The modern world experiences that focus on the beneficial impacts of equality have immensely contributed to the disappearance of the aristocracy. Tocqueville presents several reasons that lead to the emergence of equality, they include; granting all men opportunity to join the clergy, increased economic opportunity that emanated from the widespread growth of commerce and trade, the royal trade of nobility titles as a monarchical fundraising tool, and the abolition of primogeniture(Marx, Karl, Friedrich Engels, and Gareth Jones 2002, Pp. 7-9). Tocqueville explains that there are two ways of thinning the force of authority in a nation.
The first way is by weakening the supreme authority in its every principle, through restricting society from acting in its own defense in some circumstances. The second way of reducing the influence of supreme authority is not necessarily by denying society any of its rights, but by distributing the exercise of its privileges to different hands, and as well in multiplying functionaries, to each of whom the level of power required for him to execute his duties and responsibilities is entrusted (Marx, Karl, Friedrich Engels, and Gareth Jones 2002, Pp. 13-19). On his focus on New England, Tocqueville observes that in New England the independent townships protect their own private interests; consequently, the implementation of state laws is entrusted on the municipal magistrates.

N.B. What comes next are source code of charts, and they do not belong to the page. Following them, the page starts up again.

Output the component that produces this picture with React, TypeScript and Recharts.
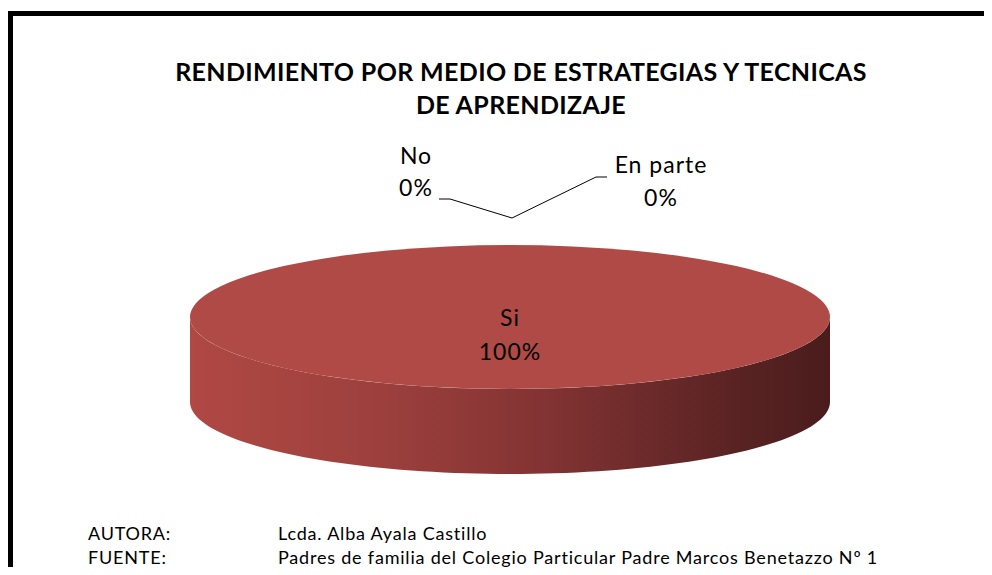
import React from 'react';
import { PieChart, Pie } from 'recharts';

const categories = ['Si', 'No', 'En parte'];
const values = [100, 0, 0];
const percentLabels = ['100%', '0%', '0%'];

const data = categories.map((name, i) => ({ name, value: values[i], pct: percentLabels[i] }));

const FONT = 'Lato, "Open Sans", sans-serif';
const TILT = 0.225; // ry / rx
const DEPTH = 85;
const TOP_COLOR = '#B04A47';

const RAD = Math.PI / 180;

// point on the tilted ellipse for a recharts angle (deg, counter-clockwise)
const ept = (cx: number, cy: number, rx: number, ry: number, a: number, dy = 0) => ({
  x: cx + rx * Math.cos(a * RAD),
  y: cy - ry * Math.sin(a * RAD) + dy,
});

const render3DSlice = (props: any) => {
  const { cx, cy, outerRadius, startAngle, endAngle } = props;
  const span = Math.abs(endAngle - startAngle);
  if (span < 0.01) return <g />;
  const rx = outerRadius;
  const ry = outerRadius * TILT;

  // side wall: the part of the rim facing the viewer (sin < 0)
  const hi = Math.max(startAngle, endAngle);
  const lo = Math.min(startAngle, endAngle);
  const top: { x: number; y: number }[] = [];
  const steps = 180;
  for (let k = 0; k <= steps; k++) {
    const a = hi - ((hi - lo) * k) / steps;
    if (Math.sin(a * RAD) <= 0.0001) top.push(ept(cx, cy, rx, ry, a));
  }
  let side = '';
  if (top.length > 1) {
    const bottom = top.map((p) => ({ x: p.x, y: p.y + DEPTH })).reverse();
    side = [...top, ...bottom].map((p, i) => `${i === 0 ? 'M' : 'L'}${p.x},${p.y}`).join(' ') + ' Z';
  }

  let topFace: React.ReactNode;
  if (span >= 359.99) {
    topFace = <ellipse cx={cx} cy={cy} rx={rx} ry={ry} fill={TOP_COLOR} />;
  } else {
    const p0 = ept(cx, cy, rx, ry, startAngle);
    const p1 = ept(cx, cy, rx, ry, endAngle);
    const large = span > 180 ? 1 : 0;
    const sweep = startAngle > endAngle ? 1 : 0;
    topFace = (
      <path
        d={`M${cx},${cy} L${p0.x},${p0.y} A${rx},${ry} 0 ${large} ${sweep} ${p1.x},${p1.y} Z`}
        fill={TOP_COLOR}
      />
    );
  }

  return (
    <g>
      <defs>
        <linearGradient id="sideGrad" x1="0" y1="0" x2="1" y2="0">
          <stop offset="0" stopColor="#B04844" />
          <stop offset="0.3" stopColor="#9C403D" />
          <stop offset="0.55" stopColor="#833333" />
          <stop offset="0.85" stopColor="#5A2323" />
          <stop offset="1" stopColor="#4A1C1C" />
        </linearGradient>
      </defs>
      {side && <path d={side} fill="url(#sideGrad)" />}
      {topFace}
    </g>
  );
};

const renderLabel = (props: any) => {
  const { cx, cy, outerRadius, midAngle, payload, name } = props;
  const label = name ?? payload?.name;
  const pct = payload?.pct ?? (payload?.payload && payload.payload.pct);
  const idx = categories.indexOf(label);
  const ry = outerRadius * TILT;
  const txt = { fontFamily: FONT, fontSize: 23, letterSpacing: 1, fill: '#000' };

  if (idx === 0) {
    return (
      <g>
        <text x={cx} y={cy} textAnchor="middle" dominantBaseline="central" {...txt}>{label}</text>
        <text x={cx} y={cy + 34} textAnchor="middle" dominantBaseline="central" {...txt}>{pct}</text>
      </g>
    );
  }

  // zero slices sit at the top of the pie; their labels are pulled outwards with leader lines
  const base = ept(cx, cy, outerRadius, ry, midAngle ?? 90);
  const ax = base.x + 2;
  const ay = base.y - 27;
  const side = idx === 1 ? -1 : 1;
  const elbow = idx === 1 ? { x: ax - 62, y: ay - 19 } : { x: ax + 84, y: ay - 41 };
  const end = { x: elbow.x + side * 11, y: elbow.y };
  const tx = idx === 1 ? ax - 96 : ax + 149;
  const ty = idx === 1 ? [ay - 63, ay - 31] : [ay - 54, ay - 21];
  return (
    <g>
      <polyline
        points={`${ax},${ay} ${elbow.x},${elbow.y} ${end.x},${end.y}`}
        fill="none"
        stroke="#000"
        strokeWidth={1}
      />
      <text x={tx} y={ty[0]} textAnchor="middle" dominantBaseline="central" {...txt}>{label}</text>
      <text x={tx} y={ty[1]} textAnchor="middle" dominantBaseline="central" {...txt}>{pct}</text>
    </g>
  );
};

export default function App() {
  return (
    <div style={{ position: 'relative', width: 984, height: 559, overflow: 'hidden', background: '#fff' }}>
      <div
        style={{
          position: 'absolute',
          left: 0,
          top: 3,
          width: 1100,
          height: 700,
          borderLeft: '5px solid #000',
          borderTop: '5px solid #000',
          boxSizing: 'border-box',
        }}
      />
      <div
        style={{
          position: 'absolute',
          left: 113,
          top: 47,
          width: 800,
          textAlign: 'center',
          fontFamily: FONT,
          fontWeight: 700,
          fontSize: 25,
          letterSpacing: 0.35,
          lineHeight: '33px',
          color: '#000',
        }}
      >
        RENDIMIENTO POR MEDIO DE ESTRATEGIAS Y TECNICAS
        <br />
        DE APRENDIZAJE
      </div>
      <div style={{ position: 'absolute', left: 0, top: 0 }}>
        <PieChart width={984} height={500}>
          <Pie
            data={data}
            dataKey="value"
            nameKey="name"
            cx={497}
            cy={304}
            outerRadius={320}
            startAngle={90}
            endAngle={-270}
            stroke="none"
            shape={render3DSlice}
            inactiveShape={render3DSlice}
            activeShape={render3DSlice}
            label={renderLabel}
            labelLine={false}
            isAnimationActive={false}
          />
        </PieChart>
      </div>
      <div
        style={{
          position: 'absolute',
          left: 80,
          top: 513,
          fontFamily: FONT,
          fontSize: 18,
          letterSpacing: 0.8,
          lineHeight: '24px',
          color: '#000',
        }}
      >
        <div style={{ display: 'flex' }}>
          <span style={{ width: 190 }}>AUTORA:</span>
          <span>Lcda. Alba Ayala Castillo</span>
        </div>
        <div style={{ display: 'flex' }}>
          <span style={{ width: 190 }}>FUENTE:</span>
          <span>Padres de familia del Colegio Particular Padre Marcos Benetazzo Nº 1</span>
        </div>
      </div>
    </div>
  );
}
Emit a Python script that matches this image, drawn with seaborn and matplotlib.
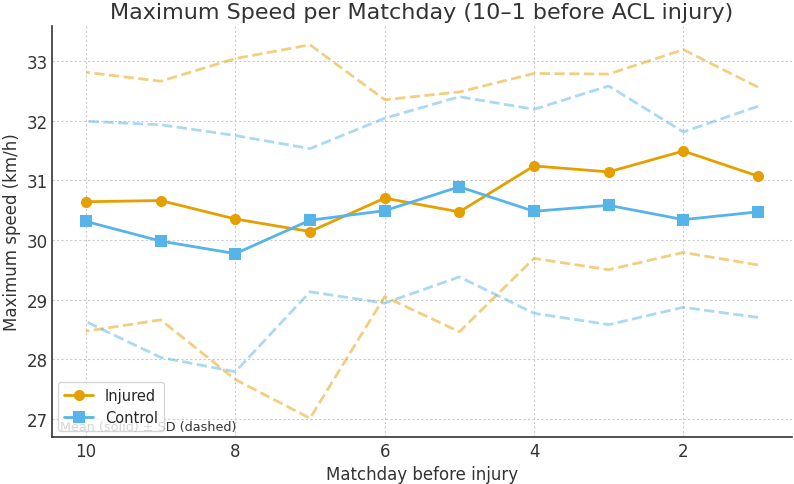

Occasionally, the state may pass general regulations for the police, but in many cases, the townships and town officers conjointly control the minor details of social life, in regard to the necessities of the various localities, and disseminate such enactments as concern the health of the community, and the peace as well as the morality of the citizens.
Lastly, the municipal magistrates on their own accord (without necessarily propagated powers) intervene on those unforeseen emergencies which may frequently transpire in society. The township authority is bound in a limited manner in communicating their acts to the central government. To note, the central government was not represented in the execution of set the laws; there was no constant communication between the government and officers of the township; to direct their actions, inspect their conduct, or even reproof their faults.
There was no point that served as the core to the radii of administration (Marx, Karl, Friedrich Engels, and Gareth Jones 2002, Pp. 38-42). Perhaps, then, you may be wondering how a uniform plan is conducted by the government, and how townships compliance to this plan is enforced. In his explanation to this query, Tocqueville argues that in the States of New England the legislative authority accommodates more subjects and they penetrate to the very center of administration; the law as well penetrates to nearly all the minute details; in addition, the enactment of the law prescribes the standards as well as the methodology of its application, therefore imposing a multitude of rigorously defined obligations in regard to the secondary functionaries of the state.
As a result, the secondary functionaries of the administration conform to the set laws, consequently all branches of social progress with great uniformity (Marx, Karl, Friedrich Engels, and Gareth Jones 2002, Pp. 59-62).